一、Hbase 安装

有时间再写吧......😫

二、Hbase Shell

HBase 提供一个 shell,您可以使用 shell 与 HBase 通信。

1、启动 HBase Shell

cd [/opt/hbase-2.4.17/bin/] :进入 Hbase 主文件夹下的 bin 目录(如果设置了环境变量可以跳过这一步)

[root@node1 ~]# cd /opt/hbase-2.4.17/bin/

[root@node1 bin]#

hbase shell :启动 hbase shell

[root@node1 bin]# hbase shell

SLF4J: Class path contains multiple SLF4J bindings.
SLF4J: Found binding in [jar:file:/opt/hadoop-3.3.6/share/hadoop/common/lib/slf4j-reload4j-1.7.36.jar!/org/slf4j/impl/StaticLoggerBinder.class]
SLF4J: Found binding in [jar:file:/opt/hbase-2.4.17/lib/client-facing-thirdparty/slf4j-reload4j-1.7.33.jar!/org/slf4j/impl/StaticLoggerBinder.class]
SLF4J: See http://www.slf4j.org/codes.html#multiple_bindings for an explanation.
SLF4J: Actual binding is of type [org.slf4j.impl.Reload4jLoggerFactory]
HBase Shell
Use "help" to get list of supported commands.
Use "exit" to quit this interactive shell.
For Reference, please visit: http://hbase.apache.org/2.0/book.html#shell
Version 2.4.17, r7fd096f39b4284da9a71da3ce67c48d259ffa79a, Fri Mar 31 18:10:45 UTC 2023
Took 0.0028 seconds
hbase:001:0>

2、通用命令

status :提供的 HBase 的状态,例如,服务器的数量

hbase:001:0> status

1 active master, 0 backup masters, 1 servers, 0 dead, 5.0000 average load
Took 0.4039 seconds
hbase:002:0>

version :提供正在使用的 HBase 的版本

hbase:002:0> version

2.4.17, r7fd096f39b4284da9a71da3ce67c48d259ffa79a, Fri Mar 31 18:10:45 UTC 2023
Took 0.0028 seconds
hbase:003:0>

table_help :提供有关表引用命令的帮助

hbase:003:0> table_help

Help for table-reference commands.

You can either create a table via 'create' and then manipulate the table via commands like 'put', 'get', etc.
See the standard help information for how to use each of these commands.

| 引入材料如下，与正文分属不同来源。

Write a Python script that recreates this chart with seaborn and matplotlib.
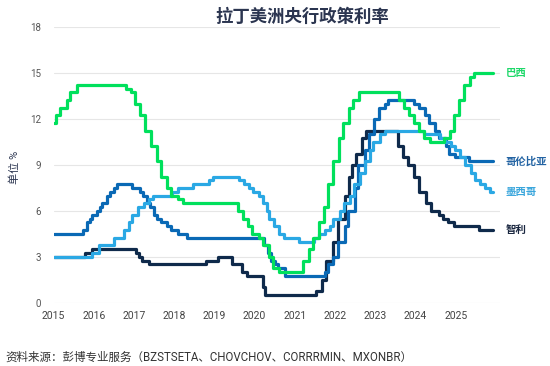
import pandas as pd
import numpy as np
import seaborn as sns
import matplotlib.pyplot as plt

# Policy rate change dates and levels (%)
brazil_dates = ['2015-01-01', '2015-01-22', '2015-03-05', '2015-04-30', '2015-06-04', '2015-07-30',
                '2016-10-20', '2016-12-01', '2017-01-12', '2017-02-23', '2017-04-13', '2017-06-01',
                '2017-07-27', '2017-09-07', '2017-10-26', '2017-12-07', '2018-02-08', '2018-03-22',
                '2019-08-01', '2019-09-19', '2019-10-31', '2019-12-12', '2020-02-06', '2020-03-19',
                '2020-05-07', '2020-06-18', '2020-08-06', '2021-03-18', '2021-05-06', '2021-06-17',
                '2021-08-05', '2021-09-23', '2021-10-28', '2021-12-09', '2022-02-03', '2022-03-17',
                '2022-05-05', '2022-06-16', '2022-08-04', '2023-08-03', '2023-09-21', '2023-11-02',
                '2023-12-14', '2024-02-01', '2024-03-21', '2024-05-09', '2024-09-19', '2024-11-07',
                '2024-12-12', '2025-01-30', '2025-03-20', '2025-05-08', '2025-06-19', '2025-12-05']
brazil_rates = [11.75, 12.25, 12.75, 13.25, 13.75, 14.25,
                14.00, 13.75, 13.00, 12.25, 11.25, 10.25,
                9.25, 8.25, 7.50, 7.00, 6.75, 6.50,
                6.00, 5.50, 5.00, 4.50, 4.25, 3.75,
                3.00, 2.25, 2.00, 2.75, 3.50, 4.25,
                5.25, 6.25, 7.75, 9.25, 10.75, 11.75,
                12.75, 13.25, 13.75, 13.25, 12.75, 12.25,
                11.75, 11.25, 10.75, 10.50, 10.75, 11.25,
                12.25, 13.25, 14.25, 14.75, 15.00, 15.00]

chile_dates = ['2015-01-01', '2015-10-15', '2015-12-17', '2017-01-19', '2017-02-16', '2017-03-16',
               '2017-05-18', '2018-10-18', '2019-01-31', '2019-06-07', '2019-09-04', '2019-10-23',
               '2020-03-16', '2020-03-31', '2021-07-14', '2021-08-31', '2021-10-13', '2021-12-14',
               '2022-01-26', '2022-03-29', '2022-05-03', '2022-06-07', '2022-07-13', '2022-09-06',
               '2022-10-12', '2023-07-28', '2023-09-05', '2023-10-25', '2023-12-19', '2024-01-31',
               '2024-04-02', '2024-05-22', '2024-07-31', '2024-09-03', '2024-10-17', '2024-12-17',
               '2025-07-29', '2025-12-05']
chile_rates = [3.00, 3.25, 3.50, 3.25, 3.00, 2.75,
               2.50, 2.75, 3.00, 2.50, 2.00, 1.75,
               1.00, 0.50, 0.75, 1.50, 2.75, 4.00,
               5.50, 7.00, 8.25, 9.00, 9.75, 10.75,
               11.25, 10.25, 9.50, 9.00, 8.25, 7.25,
               6.50, 6.00, 5.75, 5.50, 5.25, 5.00,
               4.75, 4.75]

colombia_dates = ['2015-01-01', '2015-09-30', '2015-10-30', '2015-11-27', '2015-12-18', '2016-01-29',
                  '2016-02-26', '2016-03-18', '2016-04-29', '2016-05-31', '2016-06-30', '2016-07-29',
                  '2016-12-16', '2017-02-24', '2017-03-24', '2017-04-28', '2017-05-26', '2017-06-30',
                  '2017-07-31', '2017-08-31', '2017-10-31', '2017-11-30', '2018-01-31', '2018-04-30',
                  '2020-03-27', '2020-04-30', '2020-05-29', '2020-06-30', '2020-07-31', '2020-09-30',
                  '2021-09-30', '2021-10-29', '2021-12-17', '2022-01-28', '2022-03-31', '2022-04-29',
                  '2022-06-30', '2022-07-29', '2022-09-30', '2022-10-31', '2022-12-16', '2023-01-31',
                  '2023-03-31', '2023-04-28', '2023-12-19', '2024-01-31', '2024-03-22', '2024-04-30',
                  '2024-06-28', '2024-07-31', '2024-09-30', '2024-10-31', '2024-12-19', '2025-04-30',
                  '2025-12-05']
colombia_rates = [4.50, 4.75, 5.25, 5.50, 5.75, 6.00,
                  6.25, 6.50, 7.00, 7.25, 7.50, 7.75,
                  7.50, 7.25, 7.00, 6.50, 6.25, 5.75,
                  5.50, 5.25, 5.00, 4.75, 4.50, 4.25,
                  3.75, 3.25, 2.75, 2.50, 2.25, 1.75,
                  2.00, 2.50, 3.00, 4.00, 5.00, 6.00,
                  7.50, 9.00, 10.00, 11.00, 12.00, 12.75,
                  13.00, 13.25, 13.00, 12.75, 12.25, 11.75,
                  11.25, 10.75, 10.25, 9.75, 9.50, 9.25,
                  9.25]

mexico_dates = ['2015-01-01', '2015-12-17', '2016-02-17', '2016-06-30', '2016-09-29', '2016-11-17',
                '2016-12-15', '2017-02-09', '2017-03-30', '2017-05-18', '2017-06-22', '2017-12-14',
                '2018-02-08', '2018-06-21', '2018-11-15', '2018-12-20', '2019-08-15', '2019-09-26',
                '2019-11-14', '2019-12-19', '2020-02-13', '2020-03-20', '2020-04-21', '2020-05-14',
                '2020-06-25', '2020-08-13', '2020-09-24', '2021-02-11', '2021-06-24', '2021-08-12',
                '2021-09-30', '2021-11-11', '2021-12-16', '2022-02-10', '2022-03-24', '2022-05-12',
                '2022-06-23', '2022-08-11', '2022-09-29', '2022-11-10', '2022-12-15', '2023-02-09',
                '2023-03-30', '2024-03-21', '2024-08-08', '2024-09-26', '2024-11-14', '2024-12-19',
                '2025-02-06', '2025-03-27', '2025-05-15', '2025-06-26', '2025-08-07', '2025-09-25',
                '2025-11-06', '2025-12-05']
mexico_rates = [3.00, 3.25, 3.75, 4.25, 4.75, 5.25,
                5.75, 6.25, 6.50, 6.75, 7.00, 7.25,
                7.50, 7.75, 8.00, 8.25, 8.00, 7.75,
                7.50, 7.25, 7.00, 6.50, 6.00, 5.50,
                5.00, 4.50, 4.25, 4.00, 4.25, 4.50,
                4.75, 5.00, 5.50, 6.00, 6.50, 7.00,
                7.75, 8.50, 9.25, 10.00, 10.50, 11.00,
                11.25, 11.00, 10.75, 10.50, 10.25, 10.00,
                9.50, 9.00, 8.50, 8.00, 7.75, 7.50,
                7.25, 7.25]

countries = ['智利', '哥伦比亚', '墨西哥', '巴西']
line_colors = {'巴西': '#00e05c', '哥伦比亚': '#0a69b5', '墨西哥': '#2aa8e4', '智利': '#0f2a4b'}
label_colors = {'巴西': '#1fd86a', '哥伦比亚': '#2464a3', '墨西哥': '#3aa6dc', '智利': '#1a2740'}

series = {'巴西': (brazil_dates, brazil_rates), '智利': (chile_dates, chile_rates),
          '哥伦比亚': (colombia_dates, colombia_rates), '墨西哥': (mexico_dates, mexico_rates)}

frames = []
for name, (d, r) in series.items():
    dt = pd.to_datetime(pd.Series(d))
    frames.append(pd.DataFrame({'year': dt.dt.year + (dt.dt.dayofyear - 1) / 365.25,
                                'rate': r, 'country': name}))
df = pd.concat(frames, ignore_index=True)

sns.set_theme(style='white')
plt.rcParams['font.family'] = ['Roboto', 'Noto Sans CJK SC', 'DejaVu Sans']

fig = plt.figure(figsize=(5.5, 3.66), dpi=100)
ax = fig.add_axes([0.0973, 0.173, 0.812, 0.752])

# Step lines, one per country
for i, name in enumerate(countries):
    sub = df[df['country'] == name]
    sns.lineplot(data=sub, x='year', y='rate', ax=ax, color=line_colors[name],
                 drawstyle='steps-post', linewidth=2.3, estimator=None, sort=False,
                 zorder=3 + i)

ax.set_xlim(2015, 2026.1)
ax.set_ylim(0, 18)
ax.set_xticks(range(2015, 2026))
ax.set_yticks(range(0, 19, 3))
ax.grid(axis='y', color='#e6e6e6', linewidth=0.8)
ax.grid(axis='x', visible=False)
for s in ax.spines.values():
    s.set_visible(False)
ax.tick_params(axis='x', length=3, color='#dddddd', width=0.8, labelsize=7.5, labelcolor='#444444', pad=3)
ax.tick_params(axis='y', length=0, labelsize=7, labelcolor='#555555', pad=9)
ax.set_xlabel('')
ax.set_ylabel('单位 %', fontsize=8, color='#2b3550')
ax.yaxis.set_label_coords(-0.075, 0.49)

# Country names at the right end of each line
for name in countries:
    last = df[df['country'] == name]['rate'].iloc[-1]
    ax.text(1.012, last, name, transform=ax.get_yaxis_transform(), va='center', ha='left',
            fontsize=7.5, fontweight='bold', color=label_colors[name])

fig.text(0.549, 0.956, '拉丁美洲央行政策利率', ha='center', va='center', fontsize=12.5,
         fontweight='bold', color='#2b3550')
fig.text(0.009, 0.025, '资料来源：彭博专业服务（BZSTSETA、CHOVCHOV、CORRRMIN、MXONBR）',
         ha='left', va='center', fontsize=8.3, color='#333333')

plt.savefig('out.png', dpi=100)
plt.close()
print('Finished')
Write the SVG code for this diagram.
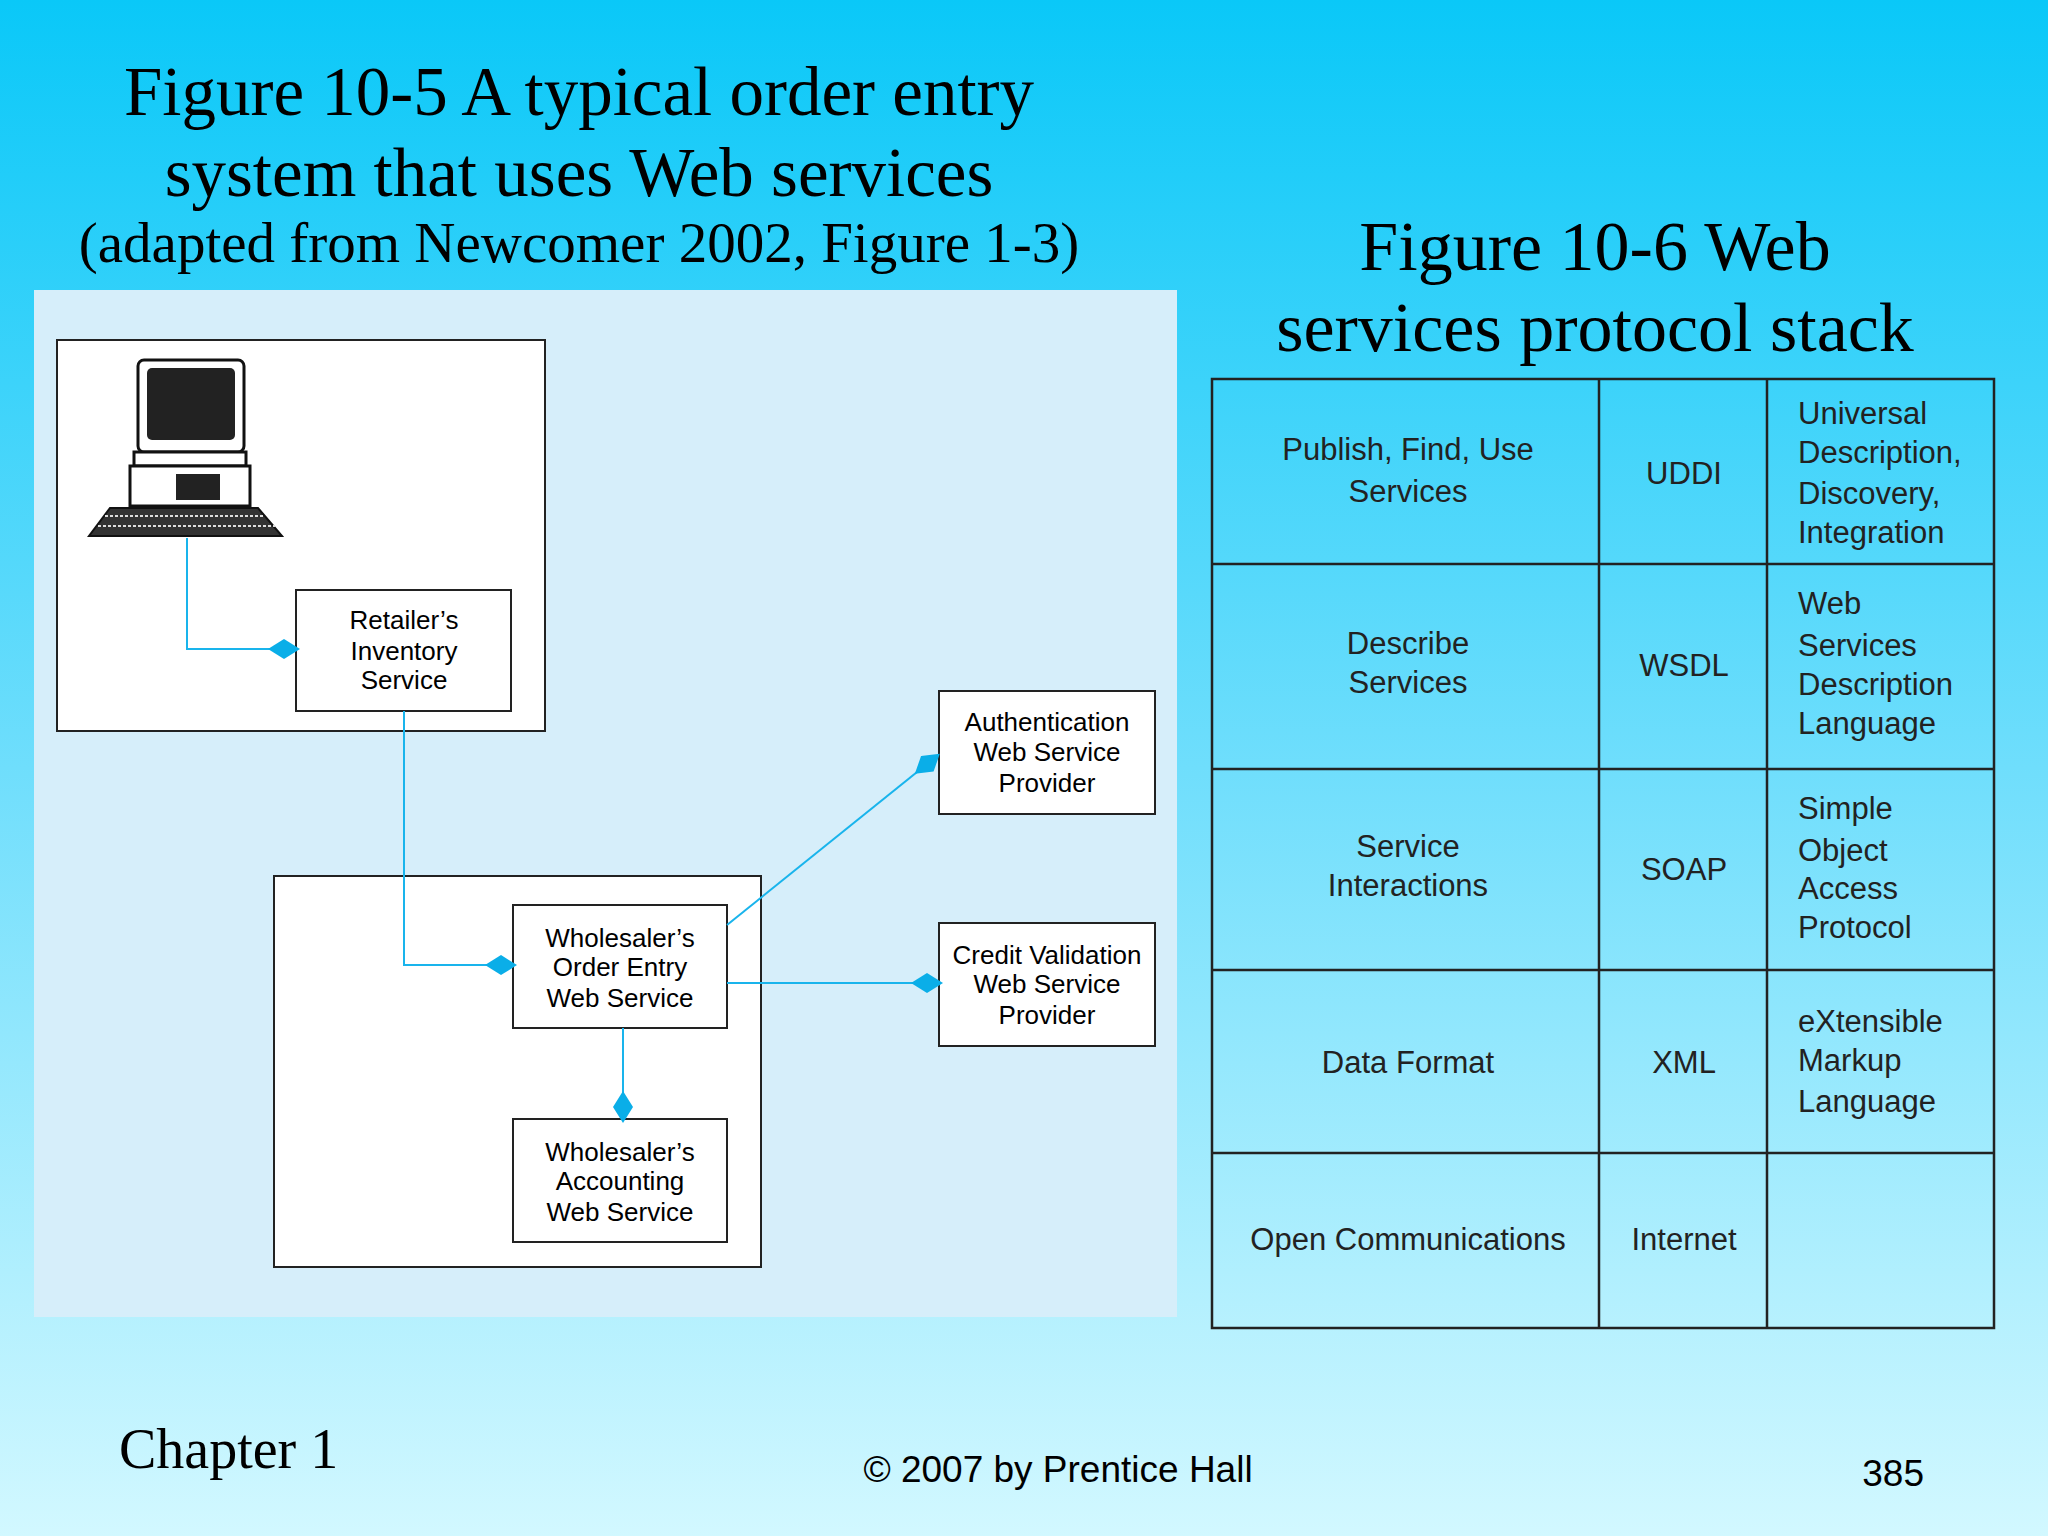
<svg xmlns="http://www.w3.org/2000/svg" width="2048" height="1536" viewBox="0 0 2048 1536">
<defs>
<linearGradient id="bg" x1="0" y1="0" x2="0" y2="1">
<stop offset="0" stop-color="#0ac8f8"/><stop offset="0.5" stop-color="#6fdefc"/><stop offset="1" stop-color="#d2f8ff"/>
</linearGradient>
<marker id="dia" viewBox="-16 -10 32 20" markerWidth="32" markerHeight="20" refX="6" refY="0" markerUnits="userSpaceOnUse" orient="auto"><path d="M-16 0 L0 -10 L16 0 L0 10 Z" fill="#0aaee8"/></marker>
</defs>
<style>
.t{font-family:"Liberation Serif",serif;fill:#000}
.s{font-family:"Liberation Sans",Arial,sans-serif;fill:#000;font-size:26px;text-anchor:middle}
.tb{font-family:"Liberation Sans",Arial,sans-serif;fill:#222;font-size:31px}
.box{fill:#fff;stroke:#222;stroke-width:2}
.c{fill:none;stroke:#19b4ec;stroke-width:2}
.g{stroke:#222;stroke-width:2.5;fill:none}
</style>
<rect width="2048" height="1536" fill="url(#bg)"/>
<text class="t" x="579" y="115" font-size="69" text-anchor="middle">Figure 10-5 A typical order entry</text>
<text class="t" x="579" y="196" font-size="69" text-anchor="middle">system that uses Web services</text>
<text class="t" x="579" y="262" font-size="57" text-anchor="middle">(adapted from Newcomer 2002, Figure 1-3)</text>
<text class="t" x="1595" y="270" font-size="70" text-anchor="middle">Figure 10-6 Web</text>
<text class="t" x="1595" y="351" font-size="70" text-anchor="middle">services protocol stack</text>
<rect x="34" y="290" width="1143" height="1027" fill="#d6eefa"/>
<g id="retailer-site"><rect class="box" x="57" y="340" width="488" height="391"/></g>
<g id="computer">
<rect x="138" y="360" width="106" height="92" rx="6" fill="#fff" stroke="#111" stroke-width="3"/>
<rect x="147" y="368" width="88" height="72" rx="5" fill="#222"/>
<rect x="134" y="452" width="112" height="14" fill="#fff" stroke="#111" stroke-width="3"/>
<rect x="130" y="466" width="120" height="40" fill="#fff" stroke="#111" stroke-width="3"/>
<rect x="176" y="474" width="44" height="26" fill="#222"/>
<path d="M110 508 L258 508 L282 536 L89 536 Z" fill="#333" stroke="#111" stroke-width="2"/>
<path d="M105 516 H265 M98 526 H275" stroke="#ddd" stroke-width="2" stroke-dasharray="3 2"/>
</g>
<g id="retailer-inventory"><rect class="box" x="296" y="590" width="215" height="121"/>
<text class="s" x="404" y="629">Retailer’s</text><text class="s" x="404" y="660">Inventory</text><text class="s" x="404" y="689">Service</text></g>
<g id="wholesaler-site"><rect class="box" x="274" y="876" width="487" height="391"/></g>
<g id="order-entry"><rect class="box" x="513" y="905" width="214" height="123"/>
<text class="s" x="620" y="947">Wholesaler’s</text><text class="s" x="620" y="976">Order Entry</text><text class="s" x="620" y="1007">Web Service</text></g>
<g id="accounting"><rect class="box" x="513" y="1119" width="214" height="123"/>
<text class="s" x="620" y="1161">Wholesaler’s</text><text class="s" x="620" y="1190">Accounting</text><text class="s" x="620" y="1221">Web Service</text></g>
<g id="auth"><rect class="box" x="939" y="691" width="216" height="123"/>
<text class="s" x="1047" y="731">Authentication</text><text class="s" x="1047" y="761">Web Service</text><text class="s" x="1047" y="792">Provider</text></g>
<g id="credit"><rect class="box" x="939" y="923" width="216" height="123"/>
<text class="s" x="1047" y="964">Credit Validation</text><text class="s" x="1047" y="993">Web Service</text><text class="s" x="1047" y="1024">Provider</text></g>
<g id="connectors">
<path class="c" d="M187 538 V649 H290" marker-end="url(#dia)"/>
<path class="c" d="M404 711 V965 H507" marker-end="url(#dia)"/>
<path class="c" d="M623 1028 V1113" marker-end="url(#dia)"/>
<path class="c" d="M727 925 L932 760" marker-end="url(#dia)"/>
<path class="c" d="M727 983 H933" marker-end="url(#dia)"/>
</g>
<g id="protocol-stack">
<rect x="1212" y="379" width="782" height="949" fill="none" stroke="#222" stroke-width="2.5"/>
<path class="g" d="M1599 379 V1328 M1767 379 V1328 M1212 564 H1994 M1212 769 H1994 M1212 970 H1994 M1212 1153 H1994"/>
<g class="tb" text-anchor="middle">
<text x="1408" y="460">Publish, Find, Use</text><text x="1408" y="502">Services</text><text x="1684" y="484">UDDI</text>
<text x="1408" y="654">Describe</text><text x="1408" y="693">Services</text><text x="1684" y="676">WSDL</text>
<text x="1408" y="857">Service</text><text x="1408" y="896">Interactions</text><text x="1684" y="880">SOAP</text>
<text x="1408" y="1073">Data Format</text><text x="1684" y="1073">XML</text>
<text x="1408" y="1250">Open Communications</text><text x="1684" y="1250">Internet</text>
</g>
<g class="tb">
<text x="1798" y="424">Universal</text><text x="1798" y="463">Description,</text><text x="1798" y="504">Discovery,</text><text x="1798" y="543">Integration</text>
<text x="1798" y="614">Web</text><text x="1798" y="656">Services</text><text x="1798" y="695">Description</text><text x="1798" y="734">Language</text>
<text x="1798" y="819">Simple</text><text x="1798" y="861">Object</text><text x="1798" y="899">Access</text><text x="1798" y="938">Protocol</text>
<text x="1798" y="1032">eXtensible</text><text x="1798" y="1071">Markup</text><text x="1798" y="1112">Language</text>
</g>
</g>
<text class="t" x="119" y="1468" font-size="56">Chapter 1</text>
<text x="1058" y="1482" font-family="Liberation Sans, Arial, sans-serif" font-size="37" text-anchor="middle">© 2007 by Prentice Hall</text>
<text x="1924" y="1486" font-family="Liberation Sans, Arial, sans-serif" font-size="37" text-anchor="end">385</text>
</svg>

However, as of 0.96, you can also get a reference to a table, on which you can invoke commands.
For instance, you can get create a table and keep around a reference to it via:

   hbase> t = create 't', 'cf'

Or, if you have already created the table, you can get a reference to it:

   hbase> t = get_table 't'

You can do things like call 'put' on the table:

  hbase> t.put 'r', 'cf:q', 'v'

which puts a row 'r' with column family 'cf', qualifier 'q' and value 'v' into table t.

To read the data out, you can scan the table:

  hbase> t.scan

which will read all the rows in table 't'.

Essentially, any command that takes a table name can also be done via table reference.
Other commands include things like: get, delete, deleteall,
get_all_columns, get_counter, count, incr. These functions, along with
the standard JRuby object methods are also available via tab completion.

For more information on how to use each of these commands, you can also just type:

   hbase> t.help 'scan'

which will output more information on how to use that command.

You can also do general admin actions directly on a table; things like enable, disable,
flush and drop just by typing:

   hbase> t.enable
   hbase> t.flush
   hbase> t.disable
   hbase> t.drop

Note that after dropping a table, your reference to it becomes useless and further usage
is undefined (and not recommended).
Took 0.0020 seconds
hbase:004:0>

whoami :提供有关用户的信息

hbase:004:0> whoami

root (auth:SIMPLE)
    groups: root
Took 0.0168 seconds
hbase:005:0>

3、数据定义语言(DDL,Data Definition Language)

create '<表名>','<列族名1>','<列族名2> ...' :创建表,指定表名和列族(列族是一组相关列的集合,是HBase存储和管理数据的基本单位)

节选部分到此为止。